Christopher Columbus, a Genoese mariner, had in the meanwhile conceived the idea of reaching India by sailing directly westward around the world. Possibly he may have heard, in a voyage which he made to Iceland, traditions of the former discovery of a land beyond the Atlantic. He was confirmed in his convictions by the writings of learned men, and by the strange products of unknown countries cast upon the shores of Europe by western gales. For twenty years he cherished his grand design, and for ten years he went from court to court—to Genoa, Portugal, and Spain—seeking to inspire confidence like his own, and to obtain an outfit for the enterprise. After many disheartening rebuffs, delays, and broken promises, when impoverished and almost despairing, the generous Isabella of Castile became his patroness, pledging even her crown jewels for the support of his project. But the means furnished were strangely inadequate for the magnitude of the task—only three small vessels and one hundred and twenty men. With a lofty faith in what he believed to be his providential mission, Columbus claimed the office of admiral of all the lands to be discovered, and one-tenth of the profit of all their merchandise.

After solemn religious rites, on Friday, August 3rd, 1492, Columbus and 'his companions sailed on their memorable voyage. Leaving the Canary Islands on the 6th of September, they sailed steadily westward for five and thirty days. The mysterious trade winds seemed to the sailors to waft them remorselessly onward to some dread unknown. The appalling distance they had travelled, the alarming variations of the compass which occurred, the strange portents of a sea of weeds that almost prevented their progress, and of a fierce storm that followed, aroused in the disaffected crews dark conspiracies and turbulent mutinies. At length, on the night of October the 11th, lights were seen moving amid the darkness, and the joyous cry of "Land! land!" rang from vessel to vessel. With the dawn of the morning the New World lay revealed to European eyes. With devout prayers and hymns of praise, Columbus took possession of the new-found territories in the name of God, and of his sovereign mistress, Isabella of Castile.
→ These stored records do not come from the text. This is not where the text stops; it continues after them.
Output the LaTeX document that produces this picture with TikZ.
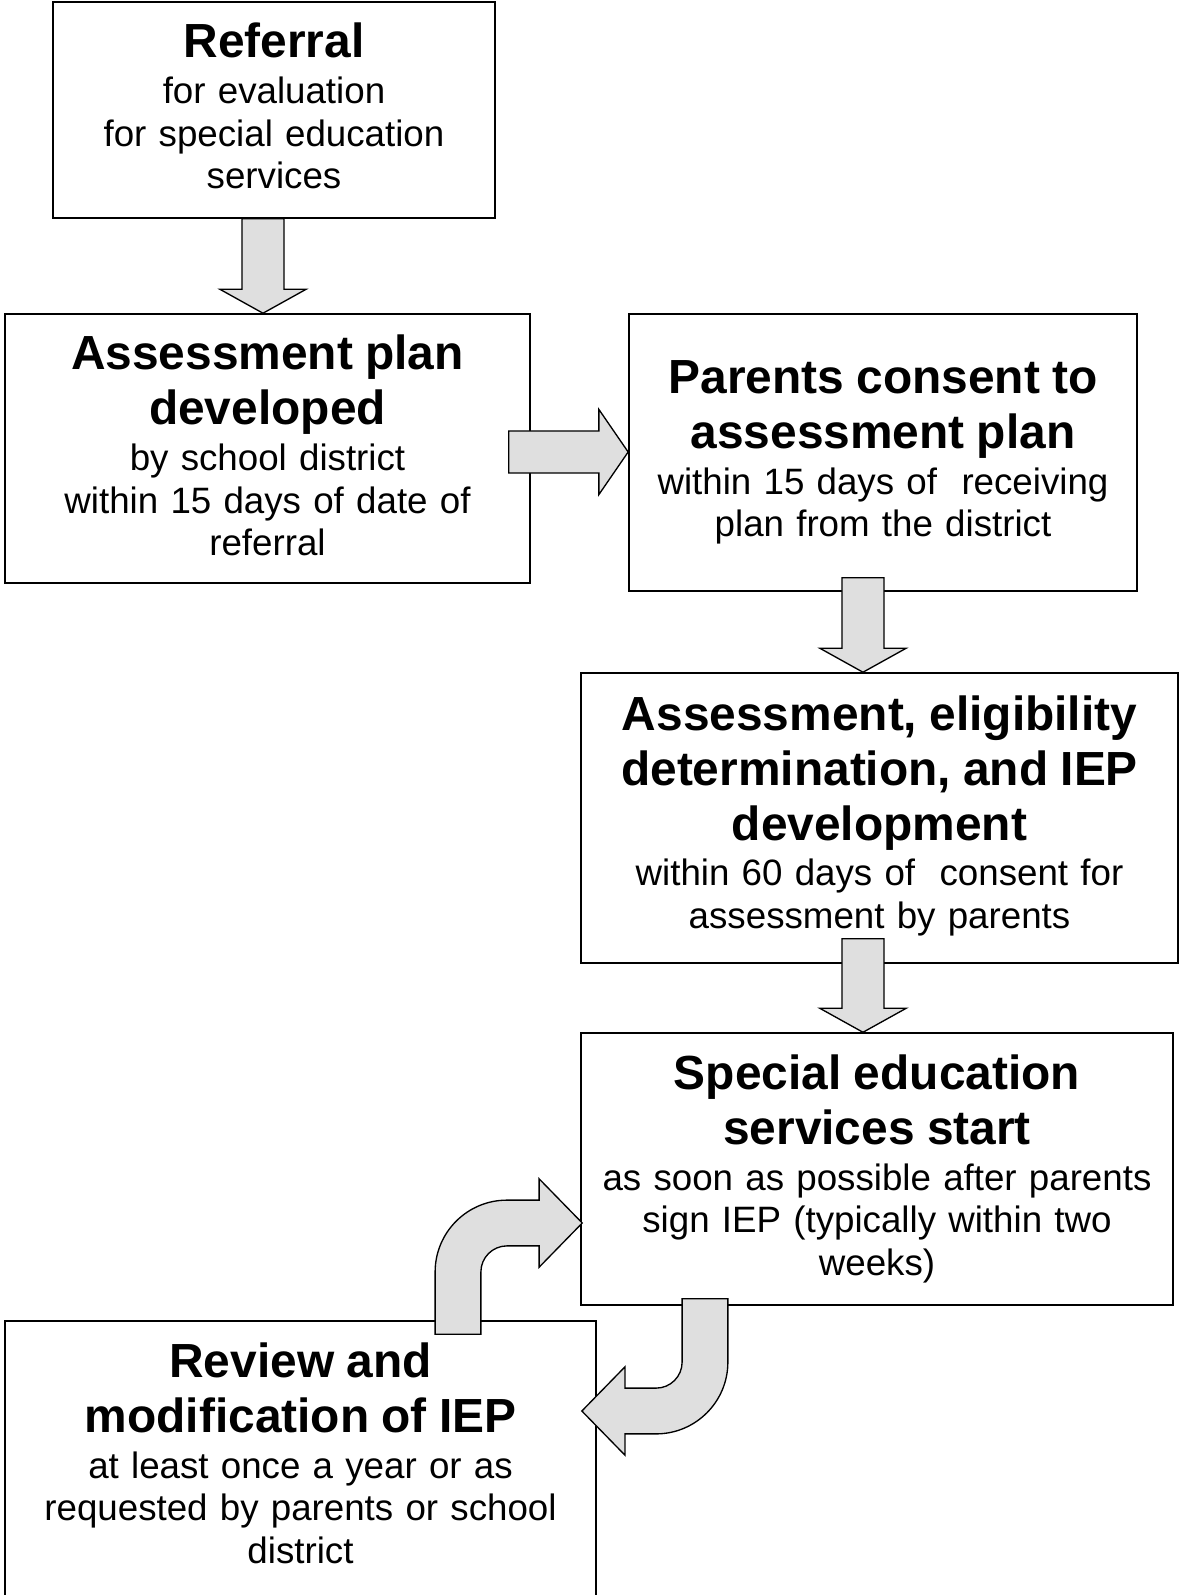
\documentclass[tikz,border=0pt]{standalone}
\usepackage{fontspec}
\setsansfont{Liberation Sans}
\usetikzlibrary{calc}
\newcommand{\hdfont}{\fontsize{18}{20.7}\selectfont\bfseries}
\newcommand{\txfont}{\fontsize{13.8}{16.1}\selectfont\mdseries}

\begin{document}
\begin{tikzpicture}
	[font=\sffamily\txfont, x=0.3759pt, y=0.3759pt,
	stage/.style		= {rectangle, draw, line width=0.6pt, align=center, inner sep=4pt},
	flow/.style		= {draw, line width=0.5pt, fill=gray!25, line join=miter},
	downblock/.style	= {flow, to path={let \p1=(\tikztostart), \p2=(\tikztotarget) in
		(\x1-7.9pt,\y1) -- (\x1-7.9pt,\y2+9pt) -- (\x1-16.2pt,\y2+9pt) -- (\x1,\y2)
		-- (\x1+16.2pt,\y2+9pt) -- (\x1+7.9pt,\y2+9pt) -- (\x1+7.9pt,\y1) -- cycle}},
	rightblock/.style	= {flow, to path={let \p1=(\tikztostart), \p2=(\tikztotarget) in
		(\x1,\y1+7.9pt) -- (\x2-11pt,\y1+7.9pt) -- (\x2-11pt,\y1+16pt) -- (\x2,\y1)
		-- (\x2-11pt,\y1-16pt) -- (\x2-11pt,\y1-7.9pt) -- (\x1,\y1-7.9pt) -- cycle}},
	bentup/.style		= {flow, to path={let \p1=(\tikztostart), \p2=(\tikztotarget) in
		(\x1-8.6pt,\y1) -- (\x1-8.6pt,\y2+8.6pt-27pt) arc[start angle=180, end angle=90, radius=27pt]
		-- (\x2-16.2pt,\y2+8.6pt) -- (\x2-16.2pt,\y2+16.6pt) -- (\x2,\y2)
		-- (\x2-16.2pt,\y2-16.6pt) -- (\x2-16.2pt,\y2-8.6pt)
		-- (\x1-8.6pt+27pt,\y2-8.6pt) arc[start angle=90, end angle=180, radius=9.8pt]
		-- (\x1+8.6pt,\y1) -- cycle}},
	bentdown/.style		= {flow, to path={let \p1=(\tikztostart), \p2=(\tikztotarget) in
		(\x1+8.6pt,\y1) -- (\x1+8.6pt,\y2-8.6pt+27pt) arc[start angle=0, end angle=-90, radius=27pt]
		-- (\x2+16.2pt,\y2-8.6pt) -- (\x2+16.2pt,\y2-16.6pt) -- (\x2,\y2)
		-- (\x2+16.2pt,\y2+16.6pt) -- (\x2+16.2pt,\y2+8.6pt)
		-- (\x1+8.6pt-27pt,\y2+8.6pt) arc[start angle=-90, end angle=0, radius=9.8pt]
		-- (\x1-8.6pt,\y1) -- cycle}}]
	
	\useasboundingbox (0,0) rectangle (1179,-1595);
	
	\node at (274, -110)		[stage, minimum width=166.2pt, minimum height=81.2pt, text width=158.2pt]	(ref)
		{\hdfont Referral\\[1pt] \txfont for evaluation\\ for special education\\ services\rule[-3pt]{0pt}{0pt}};
	\node at (267.5, -448.5)	[stage, minimum width=197.3pt, minimum height=101.1pt, text width=189.3pt]	(plan)
		{\hdfont Assessment plan\\ developed\\[1pt] \txfont by school district\\ within 15 days of date of\\ referral\rule[-2.3pt]{0pt}{0pt}};
	\node at (883, -452.5)		[stage, minimum width=191pt, minimum height=104.1pt, text width=183pt]		(consent)
		{\hdfont Parents consent to\\ assessment plan\\[1pt] \txfont within 15 days of~ receiving\\ plan from the district};
	\node at (879.5, -818)		[stage, minimum width=224.4pt, minimum height=109pt, text width=216.4pt]	(assess)
		{\hdfont Assessment, eligibility\\ determination, and IEP\\ development\\[1pt] \txfont within 60 days of~ consent for\\ assessment by parents\rule[-4.4pt]{0pt}{0pt}};
	\node at (877, -1169)		[stage, minimum width=222.5pt, minimum height=102.2pt, text width=214.5pt]	(start)
		{\hdfont Special education\\ services start\\[1pt] \txfont as soon as possible after parents\\ sign IEP (typically within two\\ weeks)};
	\node at (300.5, -1460)		[stage, minimum width=222.2pt, minimum height=104.5pt, text width=214.2pt]	(review)
		{\hdfont Review and\\ modification of IEP\\[1pt] \txfont at least once a year or as\\ requested by parents or school\\ district\rule[-5pt]{0pt}{0pt}};
	
	\coordinate (a1) at ($(ref.south)+(-11,0)$);
	\coordinate (a2) at ($(plan.east)+(-22,-3.5)$);
	\coordinate (a3) at ($(consent.south)+(-20,14)$);
	\coordinate (a4) at ($(assess.south)+(-16.5,25)$);
	\coordinate (a5) at ($(start.south)+(-172,7)$);
	\coordinate (a5t) at ($(review.east)+(-15,49)$);
	\coordinate (a6) at ($(review.north)+(157.5,-14)$);
	\coordinate (a6t) at ($(start.west)+(2,-54)$);
	
	\draw [downblock] (a1) to (a1 |- plan.north);
	\draw [rightblock] (a2) to (a2 -| consent.west);
	\draw [downblock] (a3) to (a3 |- assess.north);
	\draw [downblock] (a4) to (a4 |- start.north);
	\draw [bentdown] (a5) to (a5t);
	\draw [bentup] (a6) to (a6t);
\end{tikzpicture}
\end{document}
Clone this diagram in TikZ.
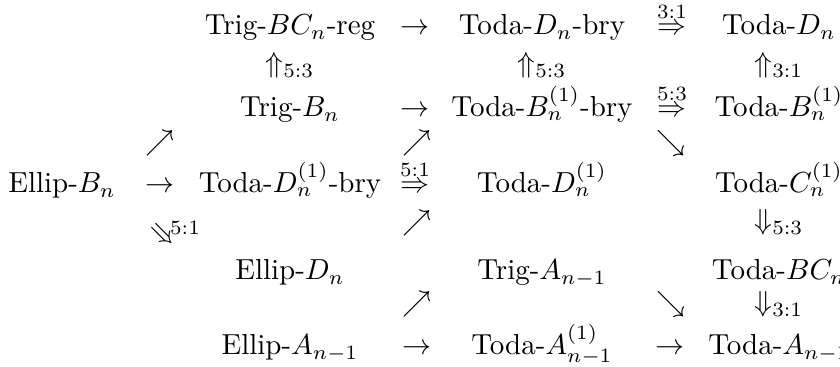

The land proved to be one of the Bahama islands, and was reverently named San Salvador. After visiting several of the neighbouring islands, designated, in accordance with his erroneous geographical theory, the West Indies, Columbus returned to Spain, to proudly lay at his sovereigns' feet the dominion of a new world. He was crowned with the highest honours, and the naval resources of the kingdom were placed at his disposal. With seventeen ships and fifteen hundred men, he speedily sailed again to prosecute his discoveries in these unknown lands. In successive voyages he explored the West Indian archipelago and the adjacent mainland. But calumny, envy, and malice pursued him, and the discoverer of a new world was dispossessed of his authority, and sent back in chains to the ungrateful country which, beyond the dreams of avarice, he had enriched. Broken in health, bowed in spirit, impoverished in estate, stricken with the weight of seventy years, neglected by the sovereign whom he had so faithfully served —his noble benefactress, Isabella, no longer lived to protect him—this great man died at Seville, May 20th, 1506. As if his remains could find a fit resting-place only in the new lands which he had discovered, they were conveyed in 1536 to the island of Santo Domingo, and in 1796, with great pomp, to Havana, within whose cathedral they now repose.

Amerigo Vespucci, a private adventurer, who wrote an exaggerated account of his explorations succeeding those of Columbus, by giving his name to the new-found continent, has defrauded of that honour the rightful claimant.

In 1497-98,. the Portuguese navigator, Vasco de Gama, rounding the Cape of Good Hope, reached the coast of India —the chief object of the adventurous voyages of discovery of this period.